Purpose: To evaluate the surgical effect of unilateral inferior rectus recession (IR-group) with or without a recession of contralateral superior rectus (IR-SR-group) on squint angle and motility restrictions in Graves' Orbitopathy (GO) patients.

Design: Retrospective case series.

Materials And Methods: Primary outcome parameters were the changes of squint angle 3 months and 6-12 months postoperatively. As in a previous study, success was defined as a postoperative vertical squint angle of ≤3° in primary position and on downgaze. Secondary outcome parameters were the influence of surgery on duction range and influence of muscle size on dose-effect response.

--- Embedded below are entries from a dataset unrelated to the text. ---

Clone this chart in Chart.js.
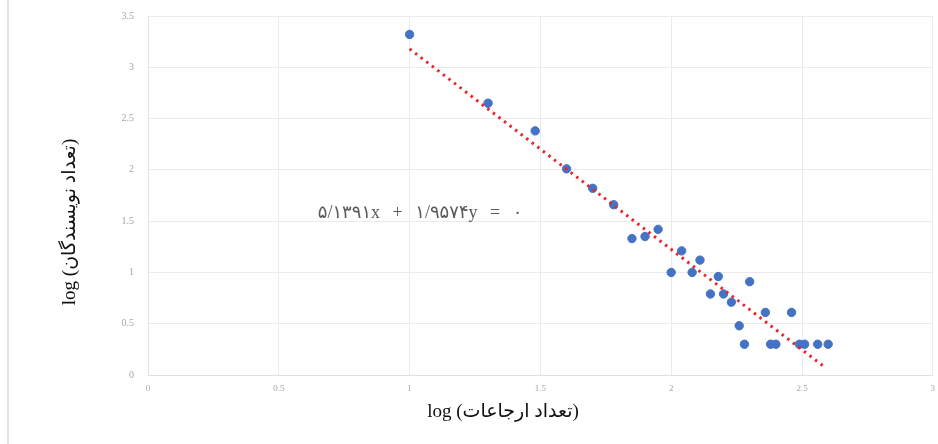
<!DOCTYPE html>
<html>
<head>
<meta charset="utf-8">
<script src="https://cdn.jsdelivr.net/npm/chart.js@4.4.1/dist/chart.umd.min.js"></script>
<style>
  html, body { margin: 0; padding: 0; background: #fff; }
  #wrap { position: relative; width: 938px; height: 444px; }
  #frame { position: absolute; left: 7px; top: 0; width: 2px; height: 444px; background: #e3e3e3; }
</style>
</head>
<body>
<div id="wrap">
  <div id="frame"></div>
  <canvas id="scatterChart" width="938" height="444"></canvas>
</div>
<script>
// log (number of citations) vs log (number of authors)
const citationsLog = [1.00, 1.30, 1.48, 1.60, 1.70, 1.78, 1.85, 1.90, 1.95, 2.00, 2.04, 2.08,
    2.11, 2.15, 2.18, 2.20, 2.23, 2.26, 2.28, 2.30, 2.36, 2.38, 2.40, 2.46, 2.49, 2.51, 2.56, 2.60];
const authorsLog = [3.32, 2.65, 2.38, 2.01, 1.82, 1.66, 1.33, 1.35, 1.42, 1.00, 1.21, 1.00,
    1.12, 0.79, 0.96, 0.79, 0.71, 0.48, 0.30, 0.91, 0.61, 0.30, 0.30, 0.61, 0.30, 0.30, 0.30, 0.30];

// trend line ends
const trendX = [1.00, 2.58];
const trendY = [3.18, 0.09];

const xTicks = [0, 0.5, 1, 1.5, 2, 2.5, 3];
const yTicks = [0, 0.5, 1, 1.5, 2, 2.5, 3, 3.5];

const xTitle = 'log (تعداد ارجاعات)';
const yTitle = 'log (تعداد نویسندگان)';
const equationText = '۵/۱۳۹۱x + ۱/۹۵۷۴y = ۰';
const equationAt = { x: 1.04, y: 1.58 };

const serif = "'Liberation Serif', 'DejaVu Serif', 'DejaVu Sans', serif";

// draws the regression equation and the two axis titles
const textPlugin = {
    id: 'texts',
    afterDatasetsDraw(chart) {
        const { ctx, scales } = chart;
        ctx.save();
        ctx.font = '18px ' + serif;
        ctx.fillStyle = '#595959';
        ctx.textAlign = 'center';
        ctx.textBaseline = 'middle';
        ctx.letterSpacing = '4px';
        ctx.fillText(equationText, scales.x.getPixelForValue(equationAt.x), scales.y.getPixelForValue(equationAt.y));
        ctx.restore();

        ctx.save();
        ctx.font = '19px ' + serif;
        ctx.fillStyle = '#111';
        ctx.textAlign = 'center';
        ctx.textBaseline = 'middle';
        ctx.fillText(xTitle, 503, 412);
        ctx.translate(70, 222);
        ctx.rotate(-Math.PI / 2);
        ctx.fillText(yTitle, 0, 0);
        ctx.restore();
    }
};

const points = citationsLog.map((x, i) => ({ x: x, y: authorsLog[i] }));
const trend = trendX.map((x, i) => ({ x: x, y: trendY[i] }));

const config = {
    type: 'scatter',
    data: {
        datasets: [{
            label: 'data',
            data: points,
            backgroundColor: '#4472C4',
            borderColor: '#4472C4',
            pointRadius: 4.2,
            pointHoverRadius: 4.2,
            order: 2
        }, {
            label: 'trend',
            type: 'line',
            data: trend,
            borderColor: '#E8262B',
            borderWidth: 3,
            borderDash: [2.5, 4.5],
            pointRadius: 0,
            fill: false,
            order: 1
        }]
    },
    options: {
        responsive: false,
        animation: false,
        layout: { padding: { left: 0, right: 5, top: 16, bottom: 0 } },
        plugins: {
            legend: { display: false },
            tooltip: { enabled: false }
        },
        scales: {
            x: {
                type: 'linear',
                min: 0,
                max: 3,
                afterBuildTicks: (axis) => { axis.ticks = xTicks.map(v => ({ value: v })); },
                afterFit: (axis) => {
                    axis.height = 69;
                    axis.paddingLeft = 0;
                    axis.paddingRight = 0;
                },
                grid: { color: '#ebebeb', drawTicks: false },
                border: { color: '#e0e0e0' },
                ticks: { color: '#a6a6a6', font: { family: serif, size: 9 }, padding: 8, callback: (v) => String(v) }
            },
            y: {
                type: 'linear',
                min: 0,
                max: 3.5,
                afterBuildTicks: (axis) => { axis.ticks = yTicks.map(v => ({ value: v })); },
                afterFit: (axis) => {
                    axis.width = 148;
                    axis.paddingTop = 0;
                    axis.paddingBottom = 0;
                },
                grid: { color: '#ebebeb', drawTicks: false },
                border: { color: '#e0e0e0' },
                ticks: { color: '#a6a6a6', font: { family: serif, size: 10 }, padding: 14, callback: (v) => String(v) }
            }
        }
    },
    plugins: [textPlugin]
};

window.myScatterChart = new Chart(document.getElementById('scatterChart'), config);
</script>
</body>
</html>
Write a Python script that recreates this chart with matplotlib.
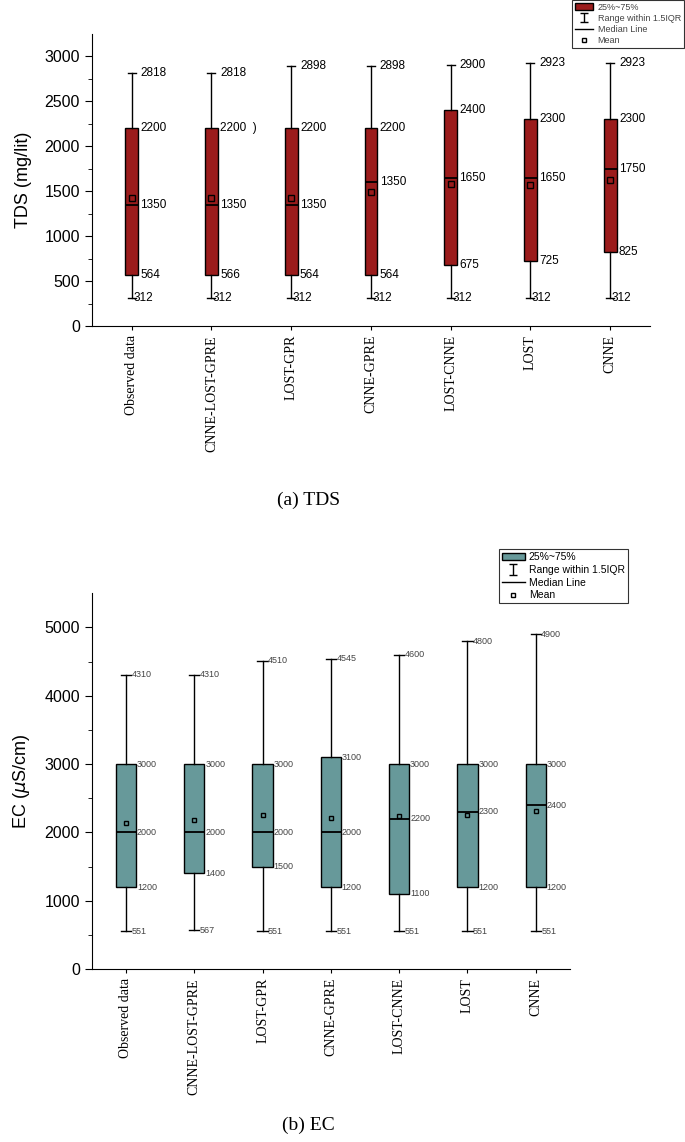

Results: Fifty-six patients were included in the study; 31 patients in the IR-group and 25 patients in the IR-SR-group. The amount of (fixed suture) recession ranged from 2 mm to 7 mm. Vertical deviations in primary position changed from 8.0° [95% CI 6.6-9.7°] to 1.0° [95% CI -0.4-6.5°] in the IR-group and from 17.0° [95% CI 15.7-20.0°] to 1.5° [95% CI 0.8-2.9°] in the IR-SR-group. The success rate was 74% in the IR-group and 64% in the IR-SR-group. Elevation significantly improved in both groups (IR-group p = 0.007; IR-SR- group p = 0.000). The volume of vertical rectus muscles as assessed on CT-scans did not influence the dose-effect response.

Conclusions: The highest success rate and highest reduction of depression was found in the IR-group. The total duction range remained stable after strabismus surgery (IR-group) or improved (IR-SR-group). Both squint angle and cyclodeviation remained stable during long time follow-up (6-12 months after surgery).